Ireland’s contribution to the energy efficiency target is characterised by the European Commission as “unambitious”. One of the greatest energy challenges Ireland faces is that energy demand is set to increase by 2030. The Commission highlights that on the basis of further hypothetical scenarios, accounting for international fuel and EU ETS carbon price assumptions, the Irish draft NECP is regressive in its approach to energy efficiency.

Energy Security

The Commission underlines Ireland’s special position regarding energy security challenges stemming from Ireland’s peripheral location, its changing energy mix, and the uncertainty caused by Brexit.  All of Ireland’s gas and electricity interconnections are currently with Great Britain.
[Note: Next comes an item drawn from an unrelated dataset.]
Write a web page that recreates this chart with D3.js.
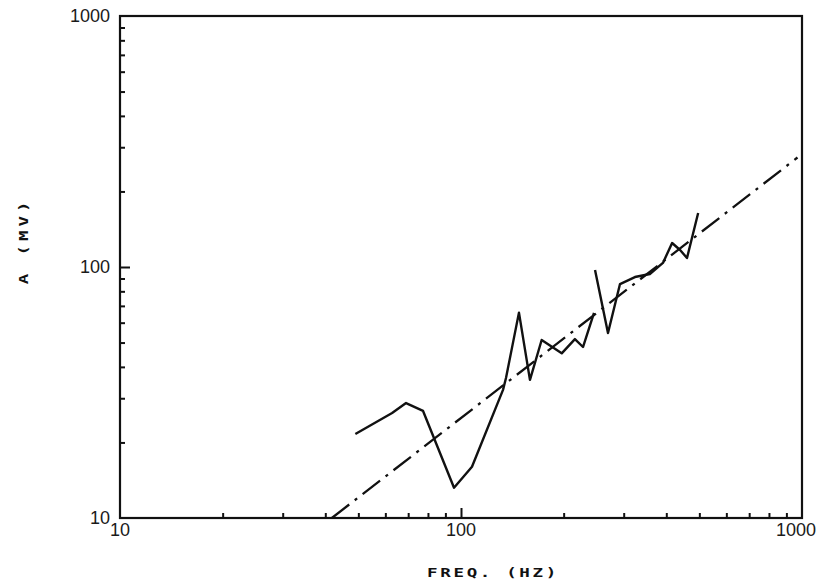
<!DOCTYPE html>
<html>
<head>
<meta charset="utf-8">
<script src="https://cdn.jsdelivr.net/npm/d3@7/dist/d3.min.js"></script>
<style>
  html, body { margin: 0; padding: 0; background: #fff; }
  svg { display: block; }
  .tick-label { font-family: "Liberation Sans", Arial, sans-serif; font-size: 18px; fill: #1a1a1a; }
  .title { font-family: "DejaVu Sans Mono", monospace; font-size: 12.5px; font-weight: bold; fill: #111; }
</style>
</head>
<body>
<svg id="chart" width="817" height="588"></svg>
<script>
// Measured sweep, low band (Hz, mV)
const freqLow = [49, 62.8, 69, 77.4, 95.4, 107.7, 132.8, 135.5, 147.9, 159.3, 172.4, 197.4, 215.8, 227.9, 245.5];
const ampLow  = [21.6, 26.2, 28.7, 26.7, 13.2, 16.0, 32.4, 36.1, 65.8, 35.5, 51.2, 45.3, 51.6, 48.0, 65.6];
// Measured sweep, high band (Hz, mV)
const freqHigh = [247.2, 269.8, 292.6, 323.6, 358, 391, 416, 439, 460, 496];
const ampHigh  = [97.3, 54.6, 85.5, 91.2, 93.8, 103.8, 124.6, 116.9, 108.6, 164.1];
// Straight-line fit (log-log), end points
const fitFreq = [41.8, 970];
const fitAmp  = [10, 273];
// Axes
const majorTicks = [10, 100, 1000];
const minorTicks = [20, 30, 40, 50, 60, 70, 80, 90, 200, 300, 400, 500, 600, 700, 800, 900];
const xTitle = "FREQ. (HZ)";
const yTitle = "A (MV)";

const svg = d3.select("#chart");
const plotLeft = 120, plotRight = 802, plotTop = 16, plotBottom = 518;

const x = d3.scaleLog().domain([10, 1000]).range([plotLeft, plotRight]);
const y = d3.scaleLog().domain([10, 1000]).range([plotBottom, plotTop]);

// Frame
svg.append("rect")
  .attr("x", plotLeft).attr("y", plotTop)
  .attr("width", plotRight - plotLeft).attr("height", plotBottom - plotTop)
  .attr("fill", "none").attr("stroke", "#111").attr("stroke-width", 2.2);

// Inward ticks
function styleAxis(g) {
  g.select(".domain").remove();
  g.selectAll(".tick line").attr("stroke", "#111").attr("stroke-width", 2);
  g.selectAll(".tick text").remove();
}
svg.append("g").attr("transform", `translate(${plotLeft},0)`)
  .call(d3.axisLeft(y).tickValues(minorTicks).tickSize(-5)).call(styleAxis);
svg.append("g").attr("transform", `translate(${plotLeft},0)`)
  .call(d3.axisLeft(y).tickValues([100]).tickSize(-10)).call(styleAxis);
svg.append("g").attr("transform", `translate(0,${plotBottom})`)
  .call(d3.axisBottom(x).tickValues(minorTicks).tickSize(-5)).call(styleAxis);
svg.append("g").attr("transform", `translate(0,${plotBottom})`)
  .call(d3.axisBottom(x).tickValues([100]).tickSize(-10)).call(styleAxis);

// Tick labels
svg.selectAll(".ylab").data(majorTicks).enter().append("text")
  .attr("class", "tick-label")
  .attr("x", plotLeft - 10).attr("y", d => y(d) + 6)
  .attr("text-anchor", "end")
  .text(d => d);
svg.selectAll(".xlab").data(majorTicks).enter().append("text")
  .attr("class", "tick-label")
  .attr("x", d => d === 1000 ? 816 : x(d)).attr("y", plotBottom + 18)
  .attr("text-anchor", d => d === 1000 ? "end" : "middle")
  .text(d => d);

// Axis titles: wide plotter-style lettering
svg.append("text").attr("class", "title")
  .attr("transform", "translate(493,577) scale(1.4,1)")
  .attr("text-anchor", "middle")
  .attr("letter-spacing", "1.9px")
  .text(xTitle);
svg.append("text").attr("class", "title")
  .attr("transform", "translate(28,241) rotate(-90) scale(1.4,1)")
  .attr("text-anchor", "middle")
  .attr("letter-spacing", "2.8px")
  .text(yTitle);

const line = d3.line().x(d => x(d[0])).y(d => y(d[1]));

// Fit line
svg.append("path")
  .datum(d3.zip(fitFreq, fitAmp))
  .attr("d", line)
  .attr("fill", "none").attr("stroke", "#111").attr("stroke-width", 2.3)
  .attr("stroke-dasharray", "22,7,3,7");

// Measured curves
[[freqLow, ampLow], [freqHigh, ampHigh]].forEach(([f, a]) => {
  svg.append("path")
    .datum(d3.zip(f, a))
    .attr("d", line)
    .attr("fill", "none").attr("stroke", "#111").attr("stroke-width", 2.4)
    .attr("stroke-linejoin", "round");
});
</script>
</body>
</html>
Furthermore, Ireland is extremely reliant on natural gas, as 50% of its electricity generation comes from this source. The Commission highlights that, once the Corrib gas field is depleted, Ireland will become nearly 100% reliant on gas imports from the UK to meet the security of supply standard. While the current level of cooperation in the gas market between the UK and Ireland is very good, it is unclear what additional measures may be necessary once the UK leaves the EU, and whether such measures may disrupt the security of the gas supply. While the draft NECP includes the objective of the diversification of Ireland’s gas supply, in its assessment, the Commission expresses concern regarding the cohesion of Irish proposals.

The draft NECP outlines Ireland’s intention to stop using coal for electricity generation by 2025 and to stop harvesting peat by 2030. This will likely lead to an increased reliance placed on energy imports as long as the resulting gap cannot be compensated by renewable energy.

Conclusion

The European Commission has offered a mixed appraisal of Ireland’s draft NECP and made a number of substantial recommendations for the final draft, which must be submitted by Ireland in December 2019. The Commission’s recommendations are important for all Member States, as they are obliged to acknowledge and implement the suggestions in the final NECP or provide a public explanation for choosing to ignore the Commission’s advice. The commitments outlined in the final version of the NECP will demand social and economic change of a transformative nature. The NECP is a legally binding plan for Ireland’s energy and climate obligations and Ireland may be subject to fines if it misses its targets. It is likely to dictate much of Ireland’s climate and energy policy over the next ten years.